Paris v Stepney Borough Council: The duty owed to an already disabled person is generally greater, as they are at greater risk. A greater duty is owed to a man blind in one eye to protect the other than to a regular worker.

Latimer v AEC: If the cost of mitigating a risk is sufficiently high, one may not breach their duty by permitting the risk to remain. Completely shutting down the factory to mitigate the floor being oily & wet after a flood was held to be less reasonable than working despite of it after sawdust had soaked most of the water up.

Watt v Hertfordshire CC: If the social utility of an act is high enough, it is much less likely to breach a duty normally owed. The fire brigade bringing the wrong vehicle to the scene of a nearby accident was held not to be a breach of duty because they were trying to rescue someone.
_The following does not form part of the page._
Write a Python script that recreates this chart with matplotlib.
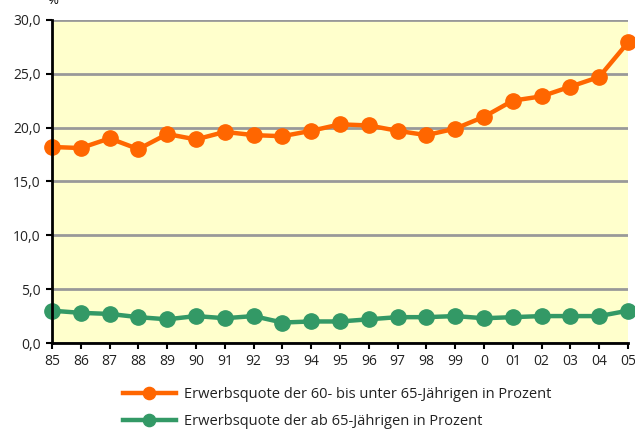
import numpy as np
import matplotlib
matplotlib.use("Agg")
import matplotlib.pyplot as plt

plt.rcParams['font.family'] = ['Open Sans', 'DejaVu Sans']

jahre = ["85", "86", "87", "88", "89", "90", "91", "92", "93", "94", "95",
         "96", "97", "98", "99", "0", "01", "02", "03", "04", "05"]
quote_60_65 = [18.2, 18.1, 19.0, 18.0, 19.4, 18.9, 19.6, 19.3, 19.2, 19.7, 20.3,
               20.2, 19.7, 19.3, 19.9, 21.0, 22.5, 22.9, 23.8, 24.7, 27.9]
quote_65 = [3.0, 2.8, 2.7, 2.4, 2.2, 2.5, 2.3, 2.5, 1.9, 2.0, 2.0,
            2.2, 2.4, 2.4, 2.5, 2.3, 2.4, 2.5, 2.5, 2.5, 3.0]
y_ticks = [0, 5, 10, 15, 20, 25, 30]

fig = plt.figure(figsize=(6.35, 4.32), dpi=100)
ax = fig.add_axes([0.0819, 0.206, 0.907, 0.748])
ax.set_facecolor('#FFFFCC')

x = np.arange(len(jahre))
ax.plot(x, quote_60_65, color='#FF6600', lw=3.2, marker='o', ms=11,
        clip_on=False, zorder=4,
        label='Erwerbsquote der 60- bis unter 65-Jährigen in Prozent')
ax.plot(x, quote_65, color='#339966', lw=3.2, marker='o', ms=11,
        clip_on=False, zorder=4,
        label='Erwerbsquote der ab 65-Jährigen in Prozent')

ax.set_xlim(0, len(jahre) - 1)
ax.set_ylim(0, 30)
ax.set_xticks(x)
ax.set_xticklabels(jahre)
ax.set_yticks(y_ticks)
ax.set_yticklabels([f"{v:.1f}".replace('.', ',') for v in y_ticks])
ax.yaxis.grid(True, color='#999999', lw=2)
ax.set_axisbelow(True)

for s in ['top', 'right']:
    ax.spines[s].set_visible(False)
for s in ['left', 'bottom']:
    ax.spines[s].set_linewidth(2)
    ax.spines[s].set_zorder(5)
ax.tick_params(axis='both', labelsize=10, color='black', width=1.5,
               length=4, direction='out', pad=4, labelcolor='#222222')

# abgeschnittenes Einheitenzeichen oben links
fig.text(0.083, 1.0, '%', fontsize=9.5, ha='center', va='center')

fig.legend(loc='upper left', bbox_to_anchor=(0.194, 0.104), ncol=1,
           frameon=False, fontsize=10.5, handlelength=3.6, labelspacing=0.85,
           handletextpad=0.55, borderpad=0, borderaxespad=0, markerscale=0.8,
           labelcolor='#222222')

fig.savefig('out.png', dpi=100)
Norman v Spiers: Social utility makes it harder to breach a duty, but by no means impossible – speeding down the side of the road simply to refuel and get back to helping with the bushfire was not held to raise the bar high enough.

Relevant Legislation

CLA s9: (1) A breach of duty requires that the risk be foreseeable and not insignificant (2) The probability and seriousness of the risk must be weighed against the cost of precautions and social utility of the activity that creates it.

CLA s10: The risk must be the risk AT THE TIME OF THE INCIDENT – any changes or precautions made afterwards are irrelevant.

CLA s21: Doctors have a duty to give sufficient information about risks that a reasonable person would need to decide whether or not take the risk, AND any additional information the patient requests

CLA s22: If a significant number of professionals in the same field would have done something a particular way, there is no breach for doing it that way.